Authors and media leaders are calling for a change in privacy laws after a High Court ruling that writing a book - even about a topical issue - is not a "news activity".

Lawyers for German millionaire Kim Dotcom have asked Herald journalist David Fisher to provide tapes, emails and other evidence of his interviews and correspondence with Mr Dotcom that were used for his book The Secret Life of Kim Dotcom.

Lawyer William Akel said Mr Dotcom's legal team was bound by a June 16 ruling by Justice Helen Winkelmann that Fisher was not exempted as a journalist from the usual privacy law, because "the writing and publication of a book cannot, at least in this instance, be construed as news activity".

Author Lynley Hood, who wrote a book in 2001 on the hysteria surrounding allegations of sexual abuse at a Christchurch childcare centre, said the ruling was ridiculous.


Although she is not a journalist, she said she was advised by law professor John Burrows that she was covered by journalistic privilege when the Court of Appeal ordered her to provide a tape of an interview she had done with the foreman of a jury that found creche worker Peter Ellis guilty of sexual offences.

Society of Authors president Kyle Mewburn said the new ruling was "unsettling" and should be reversed by Parliament.

"There have been a lot of exposs over the years. If they are stymied by legal concerns and people not willing to talk to them because of risks of being identified, then that is a fundamental issue of democracy," he said. "The act needs to be readdressed if that is the case."

Christchurch Press editor Joanna Norris, who chairs the Commonwealth Press Union's NZ media freedom committee, said Justice Winkelmann's judgment was "an arguable interpretation".

"Consideration now needs to be given as to whether the law needs to be amended to take into account the spirit of the legislation, which is intended to allow journalists to protect their sources and source material," she said.

Justice Winkelmann's ruling relates to a civil claim by Mr Dotcom, his estranged wife Mona and others for $6 million in damages from the police and the Government Communications Security Bureau for a raid on his Coatesville mansion in 2012 and alleged illegal surveillance.

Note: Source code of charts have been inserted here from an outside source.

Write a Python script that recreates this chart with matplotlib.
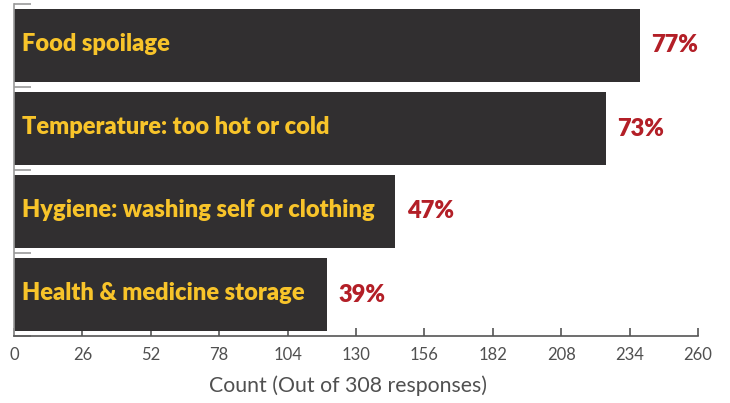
import matplotlib.pyplot as plt
import numpy as np

categories = ["Food spoilage", "Temperature: too hot or cold",
              "Hygiene: washing self or clothing", "Health & medicine storage"]
counts = [238, 225, 145, 119]
percents = ["77%", "73%", "47%", "39%"]
total = 308

bar_color = "#312f30"
label_color = "#f8c42a"
pct_color = "#b31f27"

fig = plt.figure(figsize=(7.3, 4.03), dpi=100)
ax = fig.add_axes([14 / 730, 1 - 336 / 403, 684 / 730, 332 / 403])

y = np.arange(len(categories))
ax.barh(y, counts, height=0.89, color=bar_color, zorder=2)
ax.set_ylim(len(categories) - 0.5, -0.5)
ax.set_xlim(0, 260)

for i, (name, c, p) in enumerate(zip(categories, counts, percents)):
    ax.annotate(name, (0, i), xytext=(6, 1), textcoords="offset points",
                va="center", ha="left", color=label_color,
                fontsize=17, fontweight="heavy", family="Lato")
    ax.annotate(p, (c, i), xytext=(8, 0), textcoords="offset points",
                va="center", ha="left", color=pct_color,
                fontsize=17, fontweight="heavy", family="Lato")

ax.set_xticks(np.arange(0, 261, 26))
ax.set_yticks(np.arange(-0.5, len(categories)), labels=[])
ax.tick_params(axis="y", direction="in", length=12, color="#999999", width=1.2)
ax.tick_params(axis="x", direction="in", length=6, color="#555555", width=1.2,
               labelsize=12, labelcolor="#505050", pad=8)
for lab in ax.get_xticklabels():
    lab.set_family("Lato")

for side in ["top", "right"]:
    ax.spines[side].set_visible(False)
ax.spines["left"].set_color("#999999")
ax.spines["left"].set_linewidth(1.2)
ax.spines["bottom"].set_color("#555555")
ax.spines["bottom"].set_linewidth(1.2)

ax.set_xlabel(f"Count (Out of {total} responses)", fontsize=15.3, color="#505050",
              family="Lato", labelpad=9)
ax.xaxis.label.set_x(0.488)

fig.savefig("out.png", dpi=100)
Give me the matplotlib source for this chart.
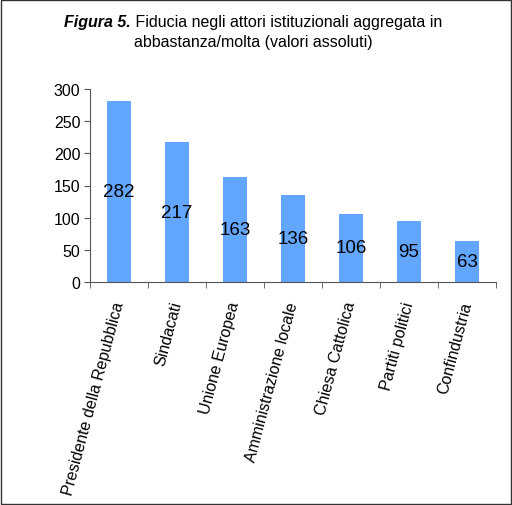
import numpy as np
import matplotlib.pyplot as plt
from matplotlib.patches import Rectangle

plt.rcParams['font.family'] = ['Liberation Sans', 'DejaVu Sans']

categories = ['Presidente della Repubblica', 'Sindacati', 'Unione Europea',
              'Amministrazione locale', 'Chiesa Cattolica', 'Partiti politici',
              'Confindustria']
values = [282, 217, 163, 136, 106, 95, 63]
yticks = [0, 50, 100, 150, 200, 250, 300]

fig = plt.figure(figsize=(5.12, 5.06), dpi=100)
ax = fig.add_axes([90 / 512, 1 - 283 / 506, 406 / 512, 193 / 506])

x = np.arange(len(categories))
ax.bar(x, values, width=0.41, color='#62a6ff')

# value labels at mid-height of each bar
for xi, v in zip(x, values):
    ax.text(xi, v / 2, str(v), ha='center', va='center', fontsize=13.5, color='black')

ax.set_xlim(-0.5, len(categories) - 0.5)
ax.set_ylim(0, 300)
ax.set_yticks(yticks)
ax.tick_params(axis='y', labelsize=11.5, length=4, color='#555555', pad=3)

# tick marks between categories, labels without marks
ax.set_xticks(np.arange(len(categories) + 1) - 0.5, minor=True)
ax.set_xticks(x)
ax.set_xticklabels(categories, rotation=75, ha='right', va='center',
                   rotation_mode='anchor', fontsize=11.5)
ax.tick_params(axis='x', which='major', length=0, pad=14)
ax.tick_params(axis='x', which='minor', length=4, color='#555555')

for s in ['top', 'right']:
    ax.spines[s].set_visible(False)
for s in ['left', 'bottom']:
    ax.spines[s].set_color('#555555')

# title with bold italic prefix
fig.canvas.draw()
r = fig.canvas.get_renderer()
t1 = fig.text(0, 0, 'Figura 5.', fontsize=11.5, fontweight='bold', fontstyle='italic')
t2 = fig.text(0, 0, ' Fiducia negli attori istituzionali aggregata in', fontsize=11.5)
w1 = t1.get_window_extent(r).width / fig.bbox.width
w2 = t2.get_window_extent(r).width / fig.bbox.width
x0 = 0.5 - (w1 + w2) / 2 - 0.005
y1 = 1 - 27 / 506
t1.set_position((x0, y1))
t2.set_position((x0 + w1, y1))
fig.text(0.5 - 0.005, 1 - 47 / 506, 'abbastanza/molta (valori assoluti)', fontsize=11.5, ha='center')

fig.patches.append(Rectangle((0.002, 0.002), 0.996, 0.996, transform=fig.transFigure,
                             fill=False, edgecolor='#333333', linewidth=1))

fig.savefig('out.png', dpi=100)
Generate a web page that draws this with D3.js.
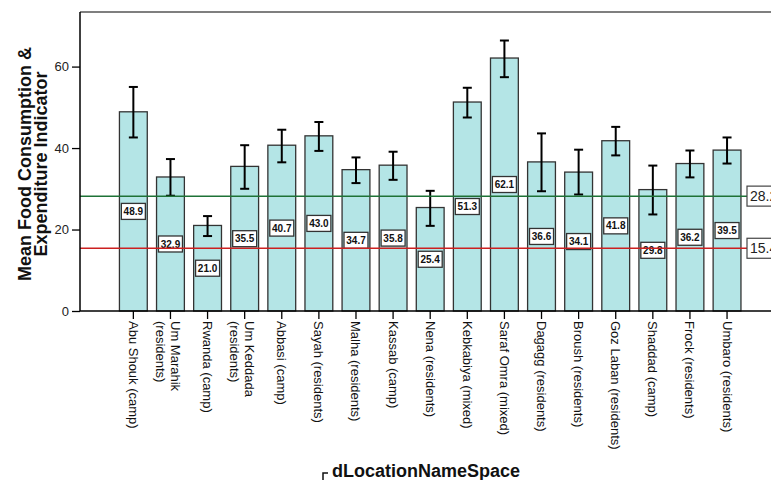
<!DOCTYPE html>
<html>
<head>
<meta charset="utf-8">
<script src="https://cdn.jsdelivr.net/npm/d3@7"></script>
<style>
  html, body { margin: 0; padding: 0; background: #fff; }
  svg { display: block; font-family: "Liberation Sans", Arial, sans-serif; }
</style>
</head>
<body>
<div id="chart"></div>
<script>
const categories = [
  'Abu Shouk (camp)', 'Um Marahik\n(residents)', 'Rwanda (camp)', 'Um Keddada\n(residents)',
  'Abbasi (camp)', 'Sayah (residents)', 'Malha (residents)', 'Kassab (camp)', 'Nena (residents)',
  'Kebkabiya (mixed)', 'Saraf Omra (mixed)', 'Dagagg (residents)', 'Broush (residents)',
  'Goz Laban (residents)', 'Shaddad (camp)', 'Frock (residents)', 'Umbaro (residents)',
];
const means = [48.9, 32.9, 21.0, 35.5, 40.7, 43.0, 34.7, 35.8, 25.4, 51.3, 62.1, 36.6, 34.1, 41.8, 29.8, 36.2, 39.5];
const errLow = [42.6, 28.3, 18.4, 30.0, 36.5, 39.3, 31.4, 32.2, 20.9, 47.5, 57.4, 29.4, 28.6, 38.2, 23.7, 32.8, 36.2];
const errHigh = [55.0, 37.3, 23.3, 40.7, 44.5, 46.4, 37.7, 39.1, 29.5, 54.8, 66.4, 43.6, 39.6, 45.2, 35.7, 39.4, 42.6];
const yTicks = [0, 20, 40, 60];
const refValues = [28.2, 15.4];
const refColors = ['#1e7236', '#cc2020'];

const width = 771;
const height = 480;
const margin = { top: 12, left: 80, bottom: 311 };

const svg = d3.select('#chart').append('svg').attr('width', width).attr('height', height);

const x = d3.scaleBand().domain(categories).range([114.8, 745.6]).paddingInner(0.25).paddingOuter(0.125);
const y = d3.scaleLinear().domain([0, 73.4]).range([margin.bottom, margin.top]);

// frame top
svg.append('line').attr('x1', margin.left).attr('x2', width).attr('y1', margin.top).attr('y2', margin.top)
  .attr('stroke', '#555').attr('stroke-width', 1.5);

// bars
svg.append('g').selectAll('rect').data(categories).join('rect')
  .attr('x', (d) => x(d)).attr('y', (d, i) => y(means[i]))
  .attr('width', x.bandwidth()).attr('height', (d, i) => y(0) - y(means[i]))
  .attr('fill', '#b4e5e6').attr('stroke', '#333').attr('stroke-width', 1.3);

// value labels in the middle of each bar
const lab = svg.append('g').selectAll('g').data(categories).join('g')
  .attr('transform', (d, i) => `translate(${x(d) + x.bandwidth() / 2},${y(means[i] / 2)})`);
lab.append('rect').attr('x', -12).attr('y', -8).attr('width', 24).attr('height', 16)
  .attr('fill', '#fff').attr('stroke', '#333').attr('stroke-width', 1.3);
lab.append('text').attr('text-anchor', 'middle').attr('dy', '0.36em').attr('font-size', 10)
  .attr('font-weight', 'bold').attr('fill', '#111').text((d, i) => means[i].toFixed(1));

// error bars
const eb = svg.append('g').attr('stroke', '#000').attr('stroke-width', 2);
categories.forEach((c, i) => {
  const cx = x(c) + x.bandwidth() / 2;
  eb.append('line').attr('x1', cx).attr('x2', cx).attr('y1', y(errLow[i])).attr('y2', y(errHigh[i]));
  eb.append('line').attr('x1', cx - 4.5).attr('x2', cx + 4.5).attr('y1', y(errLow[i])).attr('y2', y(errLow[i]));
  eb.append('line').attr('x1', cx - 4.5).attr('x2', cx + 4.5).attr('y1', y(errHigh[i])).attr('y2', y(errHigh[i]));
});

// reference lines
refValues.forEach((v, i) => {
  svg.append('line').attr('x1', margin.left).attr('x2', 747).attr('y1', y(v)).attr('y2', y(v))
    .attr('stroke', refColors[i]).attr('stroke-width', 1.5);
  svg.append('rect').attr('x', 747).attr('y', y(v) - 10).attr('width', 34).attr('height', 20)
    .attr('fill', '#fff').attr('stroke', '#444').attr('stroke-width', 1.2);
  svg.append('text').attr('x', 750).attr('y', y(v)).attr('dy', '0.36em').attr('font-size', 14)
    .attr('fill', '#222').text(v.toFixed(1));
});

// y axis
const yAxis = svg.append('g').attr('transform', `translate(${margin.left},0)`)
  .call(d3.axisLeft(y).tickValues(yTicks).tickSize(8).tickPadding(3).tickSizeOuter(0));
yAxis.select('.domain').attr('stroke', '#000').attr('stroke-width', 1.5).attr('d', `M0,${margin.top}V${margin.bottom}`);
yAxis.selectAll('.tick line').attr('stroke', '#000').attr('stroke-width', 1.3);
yAxis.selectAll('.tick text').attr('font-size', 13).attr('fill', '#222').attr('font-family', null);

// x axis
svg.append('line').attr('x1', margin.left).attr('x2', width).attr('y1', margin.bottom).attr('y2', margin.bottom)
  .attr('stroke', '#000').attr('stroke-width', 1.5);
const xt = svg.append('g').selectAll('g').data(categories).join('g')
  .attr('transform', (d) => `translate(${x(d) + x.bandwidth() / 2},${margin.bottom})`);
xt.append('line').attr('y1', 0).attr('y2', 8).attr('stroke', '#000').attr('stroke-width', 1.3);
xt.append('text').attr('transform', 'translate(0,10) rotate(90)').attr('font-size', 13).attr('fill', '#111')
  .each(function (d) {
    const lines = d.split('\n');
    const t = d3.select(this);
    lines.forEach((ln, k) => {
      const base = lines.length === 1 ? 4.5 : -0.5 + k * 15;
      t.append('tspan').attr('x', 0).attr('y', base).text(ln);
    });
  });

// axis titles
svg.append('text').attr('transform', 'translate(31,164) rotate(-90)').attr('text-anchor', 'middle')
  .attr('font-size', 18).attr('font-weight', 'bold').attr('fill', '#111')
  .selectAll('tspan').data(['Mean Food Consumption &', 'Expenditure Indicator']).join('tspan')
  .attr('x', 0).attr('y', (d, i) => i * 16).text((d) => d);

svg.append('path').attr('d', 'M323,480V473H328').attr('fill', 'none').attr('stroke', '#111').attr('stroke-width', 1.5);
svg.append('text').attr('x', 426).attr('y', 477).attr('text-anchor', 'middle').attr('font-size', 18)
  .attr('font-weight', 'bold').attr('fill', '#111').text('dLocationNameSpace');
</script>
</body>
</html>
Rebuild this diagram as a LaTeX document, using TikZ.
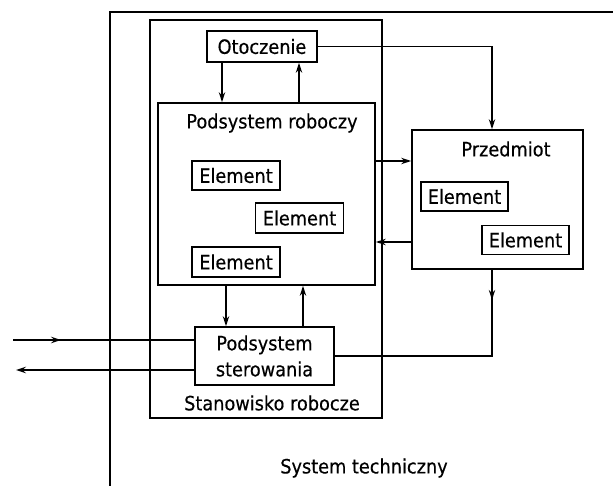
\documentclass[tikz,border=0pt]{standalone}
\usepackage{fontspec}
\setmainfont{DejaVu Sans}[FakeStretch=0.9, FakeBold=0.4]
\usetikzlibrary{positioning, arrows.meta}
\tikzset{
  every node/.style={font=\fontsize{14}{18.5}\selectfont},
  block/.style={
    draw,
    line width=1.2pt,
    inner sep=0pt
  },
  elem/.style={
    draw,
    line width=1.2pt,
    minimum width=2.2cm,
    minimum height=0.74cm,
    inner sep=0pt
  },
  link/.style={
    -{Stealth[length=7pt,width=4.5pt]},
    line width=1.2pt
  },
  wire/.style={line width=1.2pt}
}

\begin{document}
\begin{tikzpicture}[x=0.025cm, y=-0.025cm]
  \useasboundingbox (0,0) rectangle (613,486);

  % stanowisko and its parts
  \node[block, minimum width=5.8cm, minimum height=9.95cm] (stanowisko) at (266,219) {};
  \node[block, minimum width=2.75cm, minimum height=0.775cm] (otoczenie) at (262,46.5) {Otoczenie};
  \node[block, minimum width=5.425cm, minimum height=4.55cm] (roboczy) at (266.5,194) {};
  \node (roboczyLbl) at (272,123) {Podsystem roboczy};
  \node[elem] (elemA) at (236,175.5) {Element};
  \node[elem] (elemB) at (299.5,218) {Element};
  \node[elem] (elemC) at (236,262) {Element};
  \node[block, minimum width=3.475cm, minimum height=1.45cm, align=center] (sterowanie) at (264.5,356) {Podsystem\\sterowania};
  \node (stanowiskoLbl) at (272,403) {Stanowisko robocze};

  % przedmiot
  \node[block, minimum width=4.275cm, minimum height=3.475cm] (przedmiot) at (497.5,199.5) {};
  \node (przedmiotLbl) at (506,149) {Przedmiot};
  \node[elem, minimum width=2.175cm, minimum height=0.72cm] (elemD) at (464.5,196.5) {Element};
  \node[elem, minimum width=2.175cm, minimum height=0.72cm] (elemE) at (525.5,240) {Element};

  \node (systemLbl) at (364,468) {System techniczny};

  \coordinate (colA) at (222,0);
  \coordinate (colB) at (299,0);
  \coordinate (colC) at (226,0);
  \coordinate (colD) at (303,0);
  \coordinate (colE) at (492,0);
  \coordinate (rowA) at (0,161);
  \coordinate (rowB) at (0,242);
  \coordinate (inA) at (13,340);
  \coordinate (outA) at (16,370);
  \coordinate (sysBL) at (110,486);
  \coordinate (sysTR) at (613,12);

  % connections
  \draw[link] (otoczenie.south -| colA) -- (roboczy.north -| colA);
  \draw[link] (roboczy.north -| colB) -- (otoczenie.south -| colB);
  \draw[link] (otoczenie.east) -| (przedmiot.north -| colE);
  \draw[link] (roboczy.east |- rowA) -- (przedmiot.west |- rowA);
  \draw[link] (przedmiot.west |- rowB) -- (roboczy.east |- rowB);
  \draw[wire] (przedmiot.south -| colE) |- (sterowanie.east);
  \draw[link] (przedmiot.south -| colE) -- ++(0,30);
  \draw[link] (roboczy.south -| colC) -- (sterowanie.north -| colC);
  \draw[link] (sterowanie.north -| colD) -- (roboczy.south -| colD);
  \draw[wire] (inA) -- (sterowanie.west |- inA);
  \draw[link] (inA) -- ++(48,0);
  \draw[link] (sterowanie.west |- outA) -- (outA);

  % system boundary
  \draw[wire] (sysBL) |- (sysTR);
\end{tikzpicture}
\end{document}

The judge upheld an argument by the police and GCSB that information held by Fisher should be provided to them under legal discovery rules because the Privacy Act gave Mr Dotcom a right to access all information that Fisher held about him.

Canterbury University law professor Ursula Cheer, the co-author of News Media Law in NZ, said the ruling was "an unusual interpretation" which came down to the Privacy Act's definition of "news activity" as the gathering, compilation and dissemination of "any article or programme" of news.


"The word 'book' is missing," she said. "You could say that that needs to be looked at again."

However, she said the ruling did not affect the main provision allowing journalists to protect their sources from being disclosed in legal proceedings, which is in the Evidence Act.

That act does not define "news activity" but defines a journalist as someone working for a "news medium", which is defined as "a medium for the dissemination to the public or a section of the public of news and observations on news".